- Education: University of California, San Diego, University of Hyderabad, Andhra University
- Occupations: Professor of Electrical and Computer Engineering at New York University Polytechnic School of Engineering

= Ramesh Karri =

Ramesh Karri is a researcher specializing in trustworthy hardware, high assurance nanoscale integrated circuits, architectures and systems. He is a Professor of Electrical and Computer Engineering at New York University Polytechnic School of Engineering. Additionally, Karri is the co-founder of Trust-Hub, Embedded Security Challenge and NYU CRISSP center, the IEEE/ACM Symposium on Nanoscale Architectures and the IEEE Computer Society Technical Committee on Nanoscale Architectures. He is a member of NYU WIRELESS. He was awarded the Humboldt Fellowship and the National Science Foundation CAREER Award.

==Career ==
Karri received his PhD in Computer Science and Engineering from the University of California, San Diego. In 2011, he was appointed as a Professor of Electrical and Computer Engineering at New York University Polytechnic School of Engineering. Karri and a team of researchers from the New York University Polytechnic School of Engineering and the University of Connecticut designed new techniques to protect computer systems from Trojan viruses in November 2011. The research improved the ability to conceal valuable but vulnerable information from malicious computer programs. In November 2013, Ozgur Signanolu collaborated with Karri to improve the design for electronic chips and reduce security threats including counterfeit chips and Trojan viruses. Karri contributed to the paper "Security Analysis of Integrated Circuit Camouflaging." In December 2013, it was recognized as the Best Student Paper at the Association for Computing Machinery Conference on Computer and Communications Security.
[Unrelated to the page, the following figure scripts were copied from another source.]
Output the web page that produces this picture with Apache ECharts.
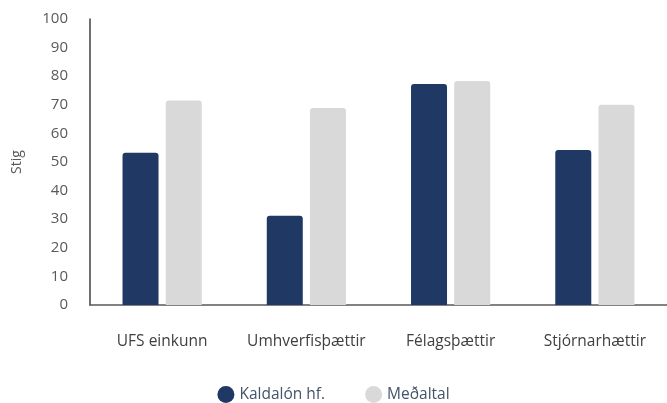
<!DOCTYPE html>
<html>
<head>
<meta charset="utf-8">
<script src="https://cdn.jsdelivr.net/npm/echarts@6/dist/echarts.min.js"></script>
<style>
    html, body { margin: 0; padding: 0; background: #fff; }
    #chart { width: 667px; height: 403px; }
</style>
</head>
<body>
<div id="chart"></div>
<script>
const categories = ['UFS einkunn', 'Umhverfisþættir', 'Félagsþættir', 'Stjórnarhættir'];
const kaldalon = [53.2, 31.2, 77.3, 54.2];
const medaltal = [71.5, 68.9, 78.3, 70.0];
const seriesNames = ['Kaldalón hf.', 'Meðaltal'];

const chart = echarts.init(document.getElementById('chart'));
const font = '"Open Sans", "Noto Sans", sans-serif';

chart.setOption({
    animation: false,
    textStyle: { fontFamily: font },
    grid: { left: 90, right: 0, top: 19, bottom: 98 },
    legend: {
        bottom: 0,
        left: 'center',
        padding: [0, 5, 0, 5],
        icon: 'circle',
        itemWidth: 17,
        itemHeight: 17,
        itemGap: 40,
        textStyle: { color: '#44546a', fontSize: 15.5, fontFamily: font },
        data: seriesNames
    },
    xAxis: {
        type: 'category',
        data: categories,
        axisLine: { lineStyle: { color: '#595959', width: 1.5 } },
        axisTick: { show: false },
        axisLabel: { interval: 0, color: '#404040', fontSize: 15.5, margin: 29, fontFamily: font }
    },
    yAxis: {
        type: 'value',
        min: 0,
        max: 100,
        interval: 10,
        name: 'Stig',
        nameLocation: 'middle',
        nameGap: 66,
        nameTextStyle: { color: '#595959', fontSize: 14, fontFamily: font },
        axisLine: { show: true, lineStyle: { color: '#404040', width: 1.5 } },
        axisTick: { show: false },
        splitLine: { show: false },
        axisLabel: { color: '#595959', fontSize: 15, margin: 22, fontFamily: font }
    },
    series: [
        {
            name: seriesNames[0],
            type: 'bar',
            data: kaldalon,
            barWidth: 36,
            barGap: '20%',
            itemStyle: { color: '#1f3864', borderRadius: [3, 3, 0, 0] }
        },
        {
            name: seriesNames[1],
            type: 'bar',
            data: medaltal,
            barWidth: 36,
            itemStyle: { color: '#d9d9d9', borderRadius: [3, 3, 0, 0] }
        }
    ]
});
</script>
</body>
</html>
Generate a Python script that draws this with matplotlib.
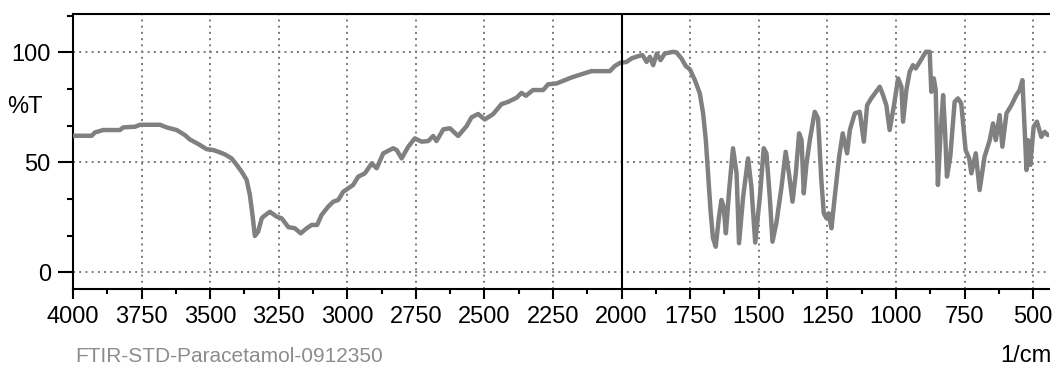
import matplotlib
matplotlib.use("Agg")
import matplotlib.pyplot as plt
from matplotlib.ticker import MultipleLocator, FixedLocator
from matplotlib import font_manager
import matplotlib.transforms as mtransforms

wavenumber = [4000, 3932, 3920, 3890, 3829, 3817, 3774, 3756, 3683, 3659, 3622, 3592, 3574, 3543,
              3513, 3489, 3470, 3446, 3422, 3403, 3385, 3367, 3355, 3345, 3337, 3325, 3312, 3306,
              3288, 3282, 3258, 3239, 3215, 3191, 3170, 3148, 3130, 3110, 3094, 3070, 3051, 3033,
              3015, 2979, 2960, 2936, 2911, 2893, 2869, 2833, 2820, 2802, 2778, 2754, 2729, 2705,
              2687, 2675, 2650, 2626, 2596, 2565, 2547, 2523, 2499, 2468, 2438, 2414, 2383, 2365,
              2349, 2323, 2286, 2268, 2237, 2207, 2183, 2146, 2110, 2043, 2025, 2007, 1982, 1964,
              1940, 1924, 1909, 1897, 1885, 1872, 1858, 1843, 1812, 1800, 1782, 1766, 1751, 1733,
              1715, 1703, 1693, 1685, 1676, 1667, 1657, 1645, 1636, 1628, 1620, 1608, 1594, 1581,
              1572, 1557, 1539, 1527, 1513, 1496, 1482, 1472, 1460, 1450, 1436, 1417, 1402, 1390,
              1377, 1365, 1353, 1344, 1336, 1326, 1314, 1296, 1284, 1272, 1263, 1253, 1245, 1235,
              1223, 1207, 1194, 1178, 1168, 1150, 1132, 1117, 1105, 1090, 1059, 1047, 1035, 1023,
              1008, 992, 980, 974, 962, 950, 938, 928, 913, 891, 877, 871, 862, 855, 847, 838, 828,
              821, 814, 802, 786, 774, 762, 746, 733, 725, 709, 695, 677, 658, 646, 636, 622, 612,
              597, 579, 561, 549, 539, 524, 518, 510, 498, 486, 470, 458, 446]
transmittance = [62.1, 62.1, 63.6, 64.7, 64.7, 65.9, 66.2, 67.1, 67.1, 65.9, 64.7, 62.4, 60.4, 58.3,
                 56.0, 55.6, 54.8, 53.6, 51.8, 48.8, 45.7, 42.0, 35.0, 25.3, 16.5, 18.5, 24.5, 25.3,
                 27.0, 27.5, 25.3, 24.5, 20.5, 20.0, 17.7, 20.0, 21.5, 21.5, 26.0, 29.8, 32.1, 32.9,
                 36.6, 39.7, 43.5, 45.0, 49.5, 47.3, 54.1, 56.4, 55.6, 51.8, 57.1, 60.9, 59.4, 59.7,
                 62.0, 59.7, 65.0, 65.5, 62.0, 66.5, 70.5, 72.0, 69.5, 72.0, 76.5, 77.5, 79.4, 81.6,
                 80.3, 82.9, 82.9, 85.5, 85.9, 87.4, 88.6, 90.1, 91.5, 91.5, 93.8, 95.2, 95.7, 97.3,
                 98.3, 98.8, 95.7, 98.0, 94.2, 99.5, 96.5, 99.5, 100.3, 100.0, 97.3, 93.8, 92.3, 87.4,
                 81.4, 72.3, 60.1, 45.0, 28.3, 15.5, 11.6, 25.3, 32.9, 29.8, 17.7, 37.4, 56.4, 45.0,
                 13.2, 34.4, 51.8, 38.9, 13.5, 34.4, 56.4, 54.1, 34.4, 13.9, 22.3, 38.9, 54.8, 45.0,
                 32.1, 45.0, 63.2, 60.1, 35.9, 49.5, 60.1, 73.0, 70.0, 42.0, 26.8, 24.5, 26.8, 20.0,
                 34.4, 52.5, 63.2, 54.1, 64.7, 72.3, 73.0, 59.4, 76.0, 79.1, 84.4, 80.6, 76.0, 64.7,
                 75.3, 88.2, 84.4, 68.5, 82.9, 91.2, 94.2, 92.7, 95.7, 100.3, 100.3, 82.1, 88.2, 82.9,
                 39.7, 61.6, 80.6, 64.7, 43.5, 52.5, 77.5, 79.1, 76.8, 55.6, 51.8, 45.0, 54.1, 37.4,
                 52.5, 60.1, 67.7, 60.1, 71.5, 57.1, 72.3, 76.0, 80.6, 82.9, 87.4, 46.5, 60.1, 48.8,
                 66.2, 68.5, 61.6, 63.9, 62.4]

x_ticks = [4000, 3750, 3500, 3250, 3000, 2750, 2500, 2250, 2000, 1750, 1500, 1250, 1000, 750, 500]
y_ticks = [0, 50, 100]
sample_name = "FTIR-STD-Paracetamol-0912350"
x_unit = "1/cm"
y_label = "%T"

available = {f.name for f in font_manager.fontManager.ttflist}
narrow = "Liberation Sans Narrow" if "Liberation Sans Narrow" in available else "Liberation Sans"
plt.rcParams['font.family'] = ['Liberation Sans', 'DejaVu Sans']

W, H = 1055, 365
fig = plt.figure(figsize=(W / 100, H / 100), dpi=100)
left, right, top, bottom = 73, 1049, 14, 288.7
ax = fig.add_axes([left / W, 1 - bottom / H, (right - left) / W, (bottom - top) / H])

line_color = "#808080"
ax.plot(wavenumber, transmittance, color=line_color, lw=3.2, solid_joinstyle='round',
        solid_capstyle='round', zorder=3)
ax.axvline(2000, color="black", lw=1.5, zorder=4)

ax.set_xlim(4000, 442)
ax.set_ylim(-7.5, 117.5)

ax.xaxis.set_major_locator(FixedLocator(x_ticks))
ax.xaxis.set_minor_locator(MultipleLocator(125))
ax.yaxis.set_major_locator(FixedLocator(y_ticks))
ax.yaxis.set_minor_locator(MultipleLocator(50 / 3))

ax.grid(True, which='major', color="#7a7a7a", linestyle=(0, (1, 2.2)), lw=1.4, zorder=1)

ax.tick_params(axis='x', which='major', length=7.5, width=1.5, pad=5, labelsize=17, direction='out')
ax.tick_params(axis='x', which='minor', length=3.5, width=1.5, direction='out')
ax.tick_params(axis='y', which='major', length=11, width=1.5, pad=5, labelsize=17, direction='out')
ax.tick_params(axis='y', which='minor', length=4.5, width=1.5, direction='out')

for s in ['left', 'bottom', 'top']:
    ax.spines[s].set_linewidth(1.5)
    ax.spines[s].set_color("black")
ax.spines['right'].set_visible(False)

trans = mtransforms.blended_transform_factory(ax.transAxes, ax.transData)
ax.text(-30 / (right - left), 75, y_label, transform=trans, ha='right', va='center', fontsize=17)

fig.text(75 / W, 1 - 362 / H, sample_name, ha='left', va='baseline',
         fontsize=18 if narrow != "Liberation Sans" else 15,
         color="#8c8c8c", family=[narrow, 'DejaVu Sans'])
fig.text(1051 / W, 1 - 362 / H, x_unit, ha='right', va='baseline', fontsize=17, color="black")

fig.savefig("out.png", dpi=100, facecolor="white")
Karri was appointed as DAC’s chair of security in 2014.

==Publications==
- R. Karri, J. Rajendran, and K. Rosenfeld, "Trojan Taxonomy", a book chapter in "Introduction to Hardware Security and Trust" edited by Mohammad Tehranipoor and Cliff Wang, Springer, New York, USA, 2011, pp. 325–338.
- R. Karri and K. Rosenfeld, "Security and Testing" a book chapter in "Introduction to Hardware Security and Trust" edited by Mohammad Tehranipoor and Cliff Wang, Springer, New York, USA, 2011, pp. 385–409.
- R. Karri and D. Goodman (EDITORS), "System-level power optimization for wireless multimedia communication" Kluwer Academic Publishers, ISBN 1-4020-7204-X. This includes the following chapter co-authored with my student.
- R. Karri and P. Mishra, "Optimizing IPSec for energy-efficient secure wireless systems" a book chapter in "System-level power optimization for wireless multimedia communication" Kluwer Academic Publishers, 2002, pp. 133–152.
- J. Rajendran, H. Zhang, C. Zhang, G.S. Rose, Y. Pino, O. Sinanoglu and R. Karri, Fault Analysis-based Logic Encryption, accepted in IEEE Transactions on Computers.
- X. Guo and R. Karri, "Recomputing with Permuted Operands - A Concurrent Error Detection Approach", accepted in IEEE Transactions on Computer-Aided Design.
- J. Rajendran, A. K. Kanuparthi, M. Zahran, S. Addepalli, G. Ormazabal, and R. Karri, "Securing processors against insider attacks: a circuit microarchitecture co-design approach", IEEE Design and Test Magazine, Vol. 30, Issue 2, pp. 35–44, 2013
- S. Kannan, J. Rajendran, O. Sinanoglu, and R. Karri, "Sneak Path Testing of Crossbar-based Resistive Random Access Memories," IEEE Transactions on Nanotechnology, vol.12, no.3, pp. 413–426, May 2013.
- G.S. Rose, H. Manem, J. Rajendran, R. Karri and R. Pino, "Leveraging Memristive Systems in the Construction of Digital Logic Circuits", Proceedings of the IEEE, Vol. 100, Issue 6, pp. 2033–2049, 2012.